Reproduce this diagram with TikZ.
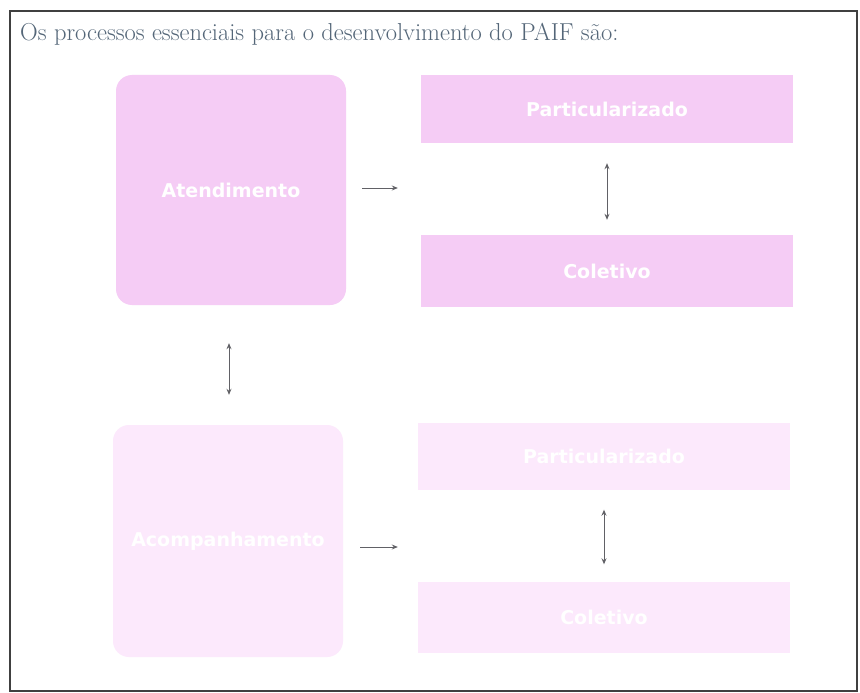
\documentclass[tikz,border=0pt]{standalone}
\usepackage{fontspec}
\usepackage{tikz}
\usetikzlibrary{arrows.meta}
\usetikzlibrary{calc}
\newfontfamily\boxfont{DejaVu Sans}
\definecolor{orchidpale}{rgb}{0.96, 0.80, 0.96}
\definecolor{orchidfaint}{rgb}{0.988, 0.915, 0.988}
\definecolor{slatetitle}{rgb}{0.33, 0.40, 0.47}
\definecolor{arrowgrey}{rgb}{0.38, 0.38, 0.40}
\tikzset{
	procbox/.style={minimum width=230pt, minimum height=230pt, rounded corners=16pt, inner sep=0pt,
		font=\boxfont\bfseries\fontsize{19}{22}\selectfont, text=white},
	kindbox/.style={minimum width=372pt, inner sep=0pt,
		font=\boxfont\bfseries\fontsize{19}{22}\selectfont, text=white},
	flow/.style={arrowgrey, line width=1pt, -{Stealth[length=6pt,width=5pt]}},
	twoway/.style={arrowgrey, line width=1pt, {Stealth[length=6pt,width=5pt]}-{Stealth[length=6pt,width=5pt]}}
}

\begin{document}
\begin{tikzpicture}[x=1pt, y=-1pt]
							\useasboundingbox (0,0) rectangle (860,693);
							\fill[white] (0,0) rectangle (860,693);
							\draw[line width=1.6pt, black!75] (10,11) rectangle (857,691);

							\node[anchor=base west, text=slatetitle, inner sep=0pt, font=\fontsize{24.5}{28}\selectfont] (title) at (20,41)
								{Os processos essenciais para o desenvolvimento do PAIF são:};

							% upper group
							\node[procbox, fill=orchidpale] (aten) at (231,190) {Atendimento};
							\node[kindbox, fill=orchidpale, minimum height=68pt] (part) at (607,109) {Particularizado};
							\node[kindbox, fill=orchidpale, minimum height=72pt] (colet) at (607,271) {Coletivo};

							% lower group
							\node[procbox, fill=orchidfaint, minimum height=232pt] (acomp) at (228,541) {Acompanhamento};
							\node[kindbox, fill=orchidfaint, minimum height=67pt] (partb) at (604,456) {Particularizado};
							\node[kindbox, fill=orchidfaint, minimum height=71pt] (coletb) at (604,617) {Coletivo};

							\draw[flow] ([xshift=16pt,yshift=2pt]aten.east) -- ([xshift=-23pt,yshift=2pt]part.west |- aten.east);
							\draw[flow] ([xshift=17pt,yshift=-6pt]acomp.east) -- ([xshift=-20pt,yshift=-6pt]partb.west |- acomp.east);

							\draw[twoway, shorten <=20pt, shorten >=15pt] (part.south) -- (colet.north);
							\draw[twoway, shorten <=20pt, shorten >=17pt] (partb.south) -- (coletb.north);
							\draw[twoway, shorten <=38pt, shorten >=30pt] ([xshift=-2pt]aten.south) -- ([xshift=1pt]acomp.north);
						\end{tikzpicture}
\end{document}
◆ ◆ ◆
**The request:** Write out the data precisely as given, excluding the pictures.

**Solution for this problem:**
Reproduce this diagram with TikZ.
\documentclass[tikz,border=0pt]{standalone}
\usepackage{fontspec}
\usepackage{tikz}
\usetikzlibrary{arrows.meta}
\usetikzlibrary{calc}
\newfontfamily\boxfont{DejaVu Sans}
\definecolor{orchidpale}{rgb}{0.96, 0.80, 0.96}
\definecolor{orchidfaint}{rgb}{0.988, 0.915, 0.988}
\definecolor{slatetitle}{rgb}{0.33, 0.40, 0.47}
\definecolor{arrowgrey}{rgb}{0.38, 0.38, 0.40}
\tikzset{
	procbox/.style={minimum width=230pt, minimum height=230pt, rounded corners=16pt, inner sep=0pt,
		font=\boxfont\bfseries\fontsize{19}{22}\selectfont, text=white},
	kindbox/.style={minimum width=372pt, inner sep=0pt,
		font=\boxfont\bfseries\fontsize{19}{22}\selectfont, text=white},
	flow/.style={arrowgrey, line width=1pt, -{Stealth[length=6pt,width=5pt]}},
	twoway/.style={arrowgrey, line width=1pt, {Stealth[length=6pt,width=5pt]}-{Stealth[length=6pt,width=5pt]}}
}

\begin{document}
\begin{tikzpicture}[x=1pt, y=-1pt]
							\useasboundingbox (0,0) rectangle (860,693);
							\fill[white] (0,0) rectangle (860,693);
							\draw[line width=1.6pt, black!75] (10,11) rectangle (857,691);

							\node[anchor=base west, text=slatetitle, inner sep=0pt, font=\fontsize{24.5}{28}\selectfont] (title) at (20,41)
								{Os processos essenciais para o desenvolvimento do PAIF são:};

							% upper group
							\node[procbox, fill=orchidpale] (aten) at (231,190) {Atendimento};
							\node[kindbox, fill=orchidpale, minimum height=68pt] (part) at (607,109) {Particularizado};
							\node[kindbox, fill=orchidpale, minimum height=72pt] (colet) at (607,271) {Coletivo};

							% lower group
							\node[procbox, fill=orchidfaint, minimum height=232pt] (acomp) at (228,541) {Acompanhamento};
							\node[kindbox, fill=orchidfaint, minimum height=67pt] (partb) at (604,456) {Particularizado};
							\node[kindbox, fill=orchidfaint, minimum height=71pt] (coletb) at (604,617) {Coletivo};

							\draw[flow] ([xshift=16pt,yshift=2pt]aten.east) -- ([xshift=-23pt,yshift=2pt]part.west |- aten.east);
							\draw[flow] ([xshift=17pt,yshift=-6pt]acomp.east) -- ([xshift=-20pt,yshift=-6pt]partb.west |- acomp.east);

							\draw[twoway, shorten <=20pt, shorten >=15pt] (part.south) -- (colet.north);
							\draw[twoway, shorten <=20pt, shorten >=17pt] (partb.south) -- (coletb.north);
							\draw[twoway, shorten <=38pt, shorten >=30pt] ([xshift=-2pt]aten.south) -- ([xshift=1pt]acomp.north);
						\end{tikzpicture}
\end{document}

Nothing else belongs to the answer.